Option 4. seems to be the reasonable one, right? The one that will make everything turn out all sunshine and smiley faces and Lucky Charms in a big cauldron at the end of a rainbow? Well—here’s the thing. Sometimes it is, and sometimes it isn’t; it’s really a crapshoot. Sometimes it really is what you need to do, and when you come back, all calm, cool, and collected, you’ll be able to continue where you left off and everything will start to make sense, layers peeling off of the onion that is your concept of the narrative. Sometimes that little regrouping session is a live-saver, and allows you to steer the heretofore rudderless ship of your novel back into the shipping lanes.
Sometimes, however, it makes things worse.

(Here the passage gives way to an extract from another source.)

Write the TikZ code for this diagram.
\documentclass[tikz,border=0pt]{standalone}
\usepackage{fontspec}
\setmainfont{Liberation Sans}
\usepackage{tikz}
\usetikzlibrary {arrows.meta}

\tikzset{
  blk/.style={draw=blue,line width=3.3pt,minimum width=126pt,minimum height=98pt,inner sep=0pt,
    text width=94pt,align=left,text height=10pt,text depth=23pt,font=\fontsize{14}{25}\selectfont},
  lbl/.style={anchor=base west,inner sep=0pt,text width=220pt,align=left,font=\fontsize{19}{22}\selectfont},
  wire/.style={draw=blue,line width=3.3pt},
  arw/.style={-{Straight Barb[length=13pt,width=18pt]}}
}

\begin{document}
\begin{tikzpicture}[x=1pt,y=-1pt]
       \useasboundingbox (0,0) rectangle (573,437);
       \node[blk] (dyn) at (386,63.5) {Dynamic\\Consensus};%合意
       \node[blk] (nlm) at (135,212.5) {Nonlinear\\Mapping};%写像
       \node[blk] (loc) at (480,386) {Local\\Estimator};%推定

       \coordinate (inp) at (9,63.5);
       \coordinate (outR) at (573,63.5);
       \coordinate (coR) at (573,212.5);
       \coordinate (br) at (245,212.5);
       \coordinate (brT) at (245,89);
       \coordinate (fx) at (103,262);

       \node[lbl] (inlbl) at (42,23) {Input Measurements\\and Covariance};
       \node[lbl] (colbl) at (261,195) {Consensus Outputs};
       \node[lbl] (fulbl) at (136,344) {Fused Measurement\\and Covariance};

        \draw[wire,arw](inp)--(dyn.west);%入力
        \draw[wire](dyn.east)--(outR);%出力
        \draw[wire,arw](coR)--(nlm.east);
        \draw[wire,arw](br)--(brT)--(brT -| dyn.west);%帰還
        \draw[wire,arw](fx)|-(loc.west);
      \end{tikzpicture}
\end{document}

Face to Face With Collapse
There comes a point, in an abandoned novel project, where you realize that everything is falling in on itself. For me, on, oh for instance Visions of Johanna, that 103-page disaster, I realized that when I suddenly, out of nowhere, in a novel about God talking to people and a fundamentalist group trying to track those people down, had an ex-Soviet military type trying to drag a nuclear warhead down a muddy road in Belarus with a Yugo. In 1994. Ten years before the other 98 pages of story had taken place. I looked up from the draft and realized that I’d been adding characters and adding plots and adding subplots and insinuations, and adding and adding and adding them, and had nowhere else to go—I’d painted myself into a corner, being that I’m not Pynchon and can’t keep all of that in my head at once.
When you’re staring into the Abyss of having to give up on a work that you’ve poured that much effort, that much of yourself into, there are a lot of lessons you can take from it, but here’s what I would say is the primary one: You don’t have to finish it if you can’t. If it’s going to kill you, or at least leave you clinically depressed and/or insane, just let it go and start working on other things. Maybe someday the kernel of the story will come through in a different way. You may never get back to it—but you wrote. And that’s a win, isn’t it?
I’ve given up on a lot of ideas for novels, but they’re all, in some way, better than the one that preceded them. Every time I’ve wiped the slate clean and started over on another project, I’ve felt better about my writing and myself. I’ve even carved as many as four short stories and novellas from the big stinking carcass of a failed, awful novel. Any writing is productive writing.
Starting Anew
In sum, it’s a part of the writing process. I guarantee that every major, important, good writer has given up on projects, and those abandoned projects are just as important to that writer as the ones that got published—they’re fertile ground. They can be looked at as object lessons, and they may even have sections that are very good and can stand on their own.
It’s not the end of the world. Don’t delete those Word documents. You may have planted a seed, and when you return to that file, that stack of typewritten paper, that legal pad ten years from now, it may have grown into a tree. On ne saît jamais.